Roots
In Search of their Roots – Ms Sulochana Kalro
Adopted children by being adopted, have a biological background – which holds their identity, and “Roots” is the journey in search of that identity, to find the missing link of their lives before being adopted.
It is an important journey for both – the adoptees as well as the adoptive parents for the sole reason that it is the adopted child’s need & right to know where he/she came from. Who were their birth parents and what were the reasons for them to be in Bal Anand? This issue is more pronounced in foreign adoption than in Indian adoption. To find out, they make the long journey to India and to the children’s home from where they were adopted.In my experience, there has been a vast variety of reasons to make this journey – ranging from simple reasons like a visit to their birth country, to see the children’s home from where adopted, to find out who took care of them – to thank them for giving them a future with their adoptive parents to know about their birth mother, or who gave them their name, etc. to the more extreme reasons like being besieged with feelings of insecurity over why they were abandoned or relinquished despite being happy with their adoptive families. The adoptees and even their adoptive parents wish to know how to help their children. It is also their right to know. Yet how much do we tell? In our concern for the adoptee’s quest, we cannot forget the young girl who had given up her child in secrecy and who does not want to be contacted again. If we tell, it amounts to a breach of trust. In such a scenario, we have to respect the trust vested in us by the birth mother just as we respect the child’s right to know.

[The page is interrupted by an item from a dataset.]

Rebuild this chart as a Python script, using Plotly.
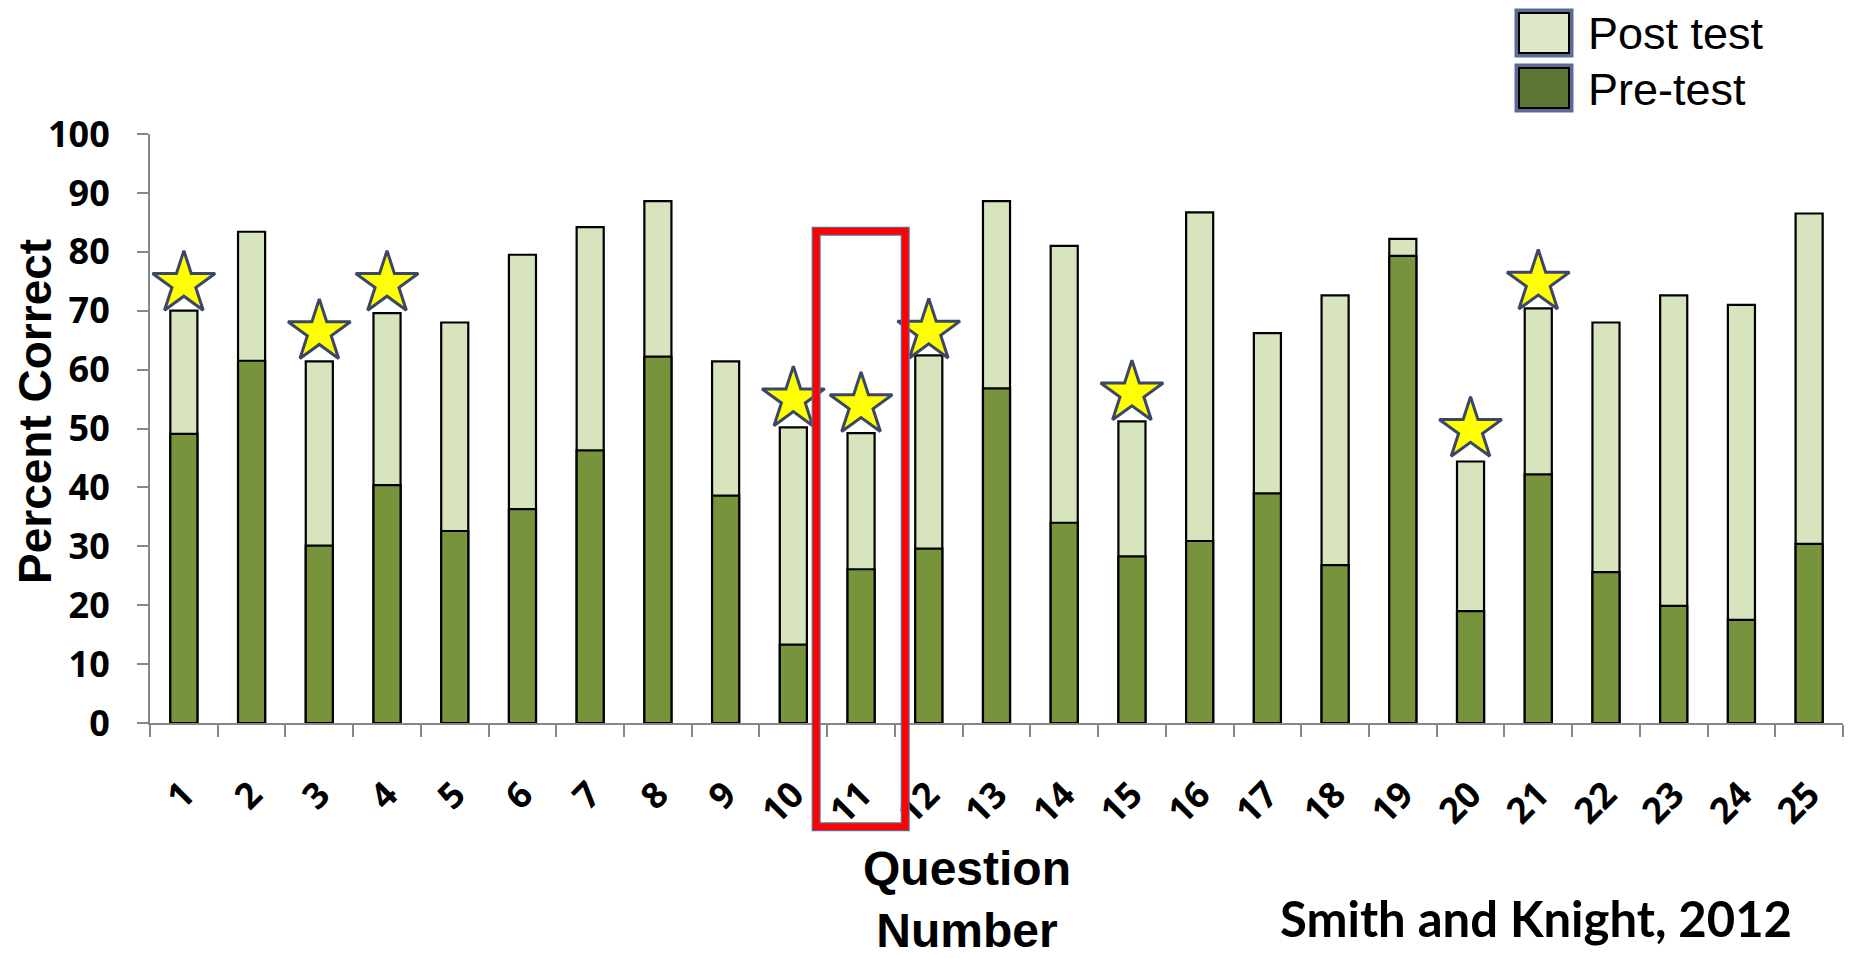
import plotly.graph_objects as go

# ---------------- data ----------------
QUESTIONS = [str(i) for i in range(1, 26)]
PRE_TEST = [49.1, 61.5, 30.1, 40.4, 32.6, 36.3, 46.3, 62.2, 38.6, 13.3,
            26.1, 29.6, 56.8, 34.0, 28.3, 30.9, 39.0, 26.8, 79.3, 19.0,
            42.2, 25.6, 19.9, 17.5, 30.4]
POST_TEST = [70.0, 83.4, 61.4, 69.6, 68.0, 79.5, 84.2, 88.6, 61.4, 50.2,
             49.2, 62.4, 88.6, 81.0, 51.2, 86.7, 66.2, 72.6, 82.2, 44.4,
             70.4, 68.0, 72.6, 71.0, 86.5]
STAR_QUESTIONS = ["1", "3", "4", "10", "11", "12", "15", "20", "21"]
STAR_Y = [74.6, 66.4, 74.6, 55.0, 54.0, 66.5, 56.0, 49.8, 74.8]
HIGHLIGHT_Q = "11"
HIGHLIGHT_TOP = 83.5
HIGHLIGHT_BOTTOM = -17.6
Y_TICKS = [0, 10, 20, 30, 40, 50, 60, 70, 80, 90, 100]

# ---------------- layout geometry ----------------
# the page body has an 8px default margin; the figure is sized to fill the
# remaining window and all page positions are converted to figure positions
PAGE_W, PAGE_H = 1853, 958
OFF = 8
W, H = PAGE_W - OFF, PAGE_H - OFF
ML, MR, MT, MB = 150 - OFF, 10, 134 - OFF, 235
PW = W - ML - MR
PH = H - MT - MB


def px_x(px):
    return (px - OFF - ML) / PW


def px_y(py):
    return (H - MB - (py - OFF)) / PH


PRE_COLOR = "#77933c"
POST_COLOR = "#d7e4bd"
AXIS_GRAY = "#878787"
TICK_FONT = dict(family="Noto Sans, DejaVu Sans, sans-serif", size=36,
                 color="black", weight="bold")

fig = go.Figure()
fig.add_trace(go.Bar(
    x=QUESTIONS, y=POST_TEST, name="Post test", width=0.4,
    marker=dict(color=POST_COLOR, line=dict(color="black", width=2.2)),
))
fig.add_trace(go.Bar(
    x=QUESTIONS, y=PRE_TEST, name="Pre-test", width=0.4,
    marker=dict(color=PRE_COLOR, line=dict(color="black", width=2.2)),
))
fig.add_trace(go.Scatter(
    x=STAR_QUESTIONS, y=STAR_Y, mode="markers", cliponaxis=False,
    marker=dict(symbol="star", size=47, color="#ffff00",
                line=dict(color="#3b4768", width=3)),
    showlegend=False, hoverinfo="skip",
))

shapes = []
# highlight rectangle around question 11
n = len(QUESTIONS)
idx = QUESTIONS.index(HIGHLIGHT_Q)
hx0 = (idx - 0.663 + 0.5) / n
hx1 = (idx + 0.652 + 0.5) / n
for col, lw in (("#5b6c98", 9), ("#ff0000", 6.5)):
    shapes.append(dict(type="rect", xref="x domain", yref="y domain",
                       x0=hx0, x1=hx1, y0=HIGHLIGHT_BOTTOM / 100, y1=HIGHLIGHT_TOP / 100,
                       line=dict(color=col, width=lw), fillcolor="rgba(0,0,0,0)",
                       layer="above"))

# legend boxes (drawn manually, large swatches)
legend_items = [("Post test", "#dde8c8", 11, 55), ("Pre-test", "#5f7533", 66, 110)]
annotations = []
for name, fill, top, bot in legend_items:
    shapes.append(dict(type="rect", xref="paper", yref="paper",
                       x0=px_x(1517), x1=px_x(1571), y0=px_y(bot), y1=px_y(top),
                       line=dict(color="#5b6c98", width=5), fillcolor=fill))
    shapes.append(dict(type="rect", xref="paper", yref="paper",
                       x0=px_x(1519), x1=px_x(1569), y0=px_y(bot - 2), y1=px_y(top + 2),
                       line=dict(color="black", width=2), fillcolor=fill))
    annotations.append(dict(text=name, xref="paper", yref="paper",
                            x=px_x(1586), y=px_y((top + bot) / 2 + 1),
                            xanchor="left", yanchor="middle", showarrow=False,
                            font=dict(family="Liberation Sans, Arial, sans-serif",
                                      size=45, color="black")))

annotations += [
    dict(text="<b>Percent Correct</b>", xref="paper", yref="paper",
         x=px_x(35), y=px_y(412), textangle=-90, showarrow=False,
         xanchor="center", yanchor="middle",
         font=dict(family="Liberation Sans, Arial, sans-serif", size=46, color="black")),
    dict(text="<b>Question</b><br><b>Number</b>", xref="paper", yref="paper",
         x=px_x(967), y=px_y(899), showarrow=False, xanchor="center", yanchor="middle",
         align="center",
         font=dict(family="Liberation Sans Narrow, Arial Narrow, Liberation Sans, sans-serif",
                   size=48, color="black")),
    dict(text="<b>Smith and Knight, 2012</b>", xref="paper", yref="paper",
         x=px_x(1536), y=px_y(918), showarrow=False, xanchor="center", yanchor="middle",
         font=dict(family="Lato, sans-serif", size=49, color="black")),
]

fig.update_layout(
    width=W, height=H,
    margin=dict(l=ML, r=MR, t=MT, b=MB, autoexpand=False),
    paper_bgcolor="white", plot_bgcolor="white",
    barmode="overlay", showlegend=False,
    shapes=shapes, annotations=annotations,
    xaxis=dict(type="category", categoryorder="array", categoryarray=QUESTIONS,
               range=[-0.5, n - 0.5], tickson="boundaries", automargin=False,
               ticks="outside", ticklen=12, tickwidth=2, tickcolor=AXIS_GRAY,
               showline=True, linecolor=AXIS_GRAY, linewidth=2,
               showgrid=False, zeroline=False,
               tickangle=-45, tickfont=TICK_FONT, ticklabelstandoff=34),
    yaxis=dict(range=[0, 100], tickvals=Y_TICKS, ticks="outside", ticklen=11,
               automargin=False,
               tickwidth=2, tickcolor=AXIS_GRAY, showline=True, linecolor=AXIS_GRAY,
               linewidth=2, showgrid=False, zeroline=False,
               tickfont=TICK_FONT, ticklabelstandoff=20),
)

fig.write_html("out.html")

It is at this point in the search that the adoption agency in the absence of the birth mother plays a key role in helping the adoptees generally adolescents or young adults to find answers. From the documents maintained, we give all the information except identifying information of name & address. If handled with understanding and sensitivity, they accept and are content to see how the children are cared for, to know that their names figure in our records and that they were not abandoned. They were given up for a better future by way of adoption. Seeing the children, and being with them takes care of many of their questions.
The following lines from an adoptee sums up the importance of the visit to the children’s home “ I am happy that I have seen with my own eyes what life is like in Bal Anand. I can now feel good about the first months of my life when I was living in Bal Anand myself.”
Another adoptee has said that “some of my questions remain unanswered for some valid reasons and I have learned to accept. And I have realized acceptance is cathartic. It makes living easier, it makes loving easier.” Many adoptees visit us with their families throughout the year or they come in groups every year, eager to know about their background. Receiving them warmly, listening to them patiently, showing them the home introducing them to any person or incident of the past makes them happy and they move forward in their lives.
Since about five years ago, we have given a Life storybook to every child telling them about their life while in Bal Anand. ‘This helps them greatly’ is our feedback from both adoptive parents and children. It is commendable what the adoptive parents do to support their adopted children in search of their Roots. These are the parents who say –
“Not flesh of my flesh,
Nor bone of my bone,
Yet miraculously my very own,
You did not grow under my heart, But in it”
The story of Adoption which starts for an adoptive child with severance of ties with the birth family, continues with the adoptive parents, and completes with Roots. It comes full circle.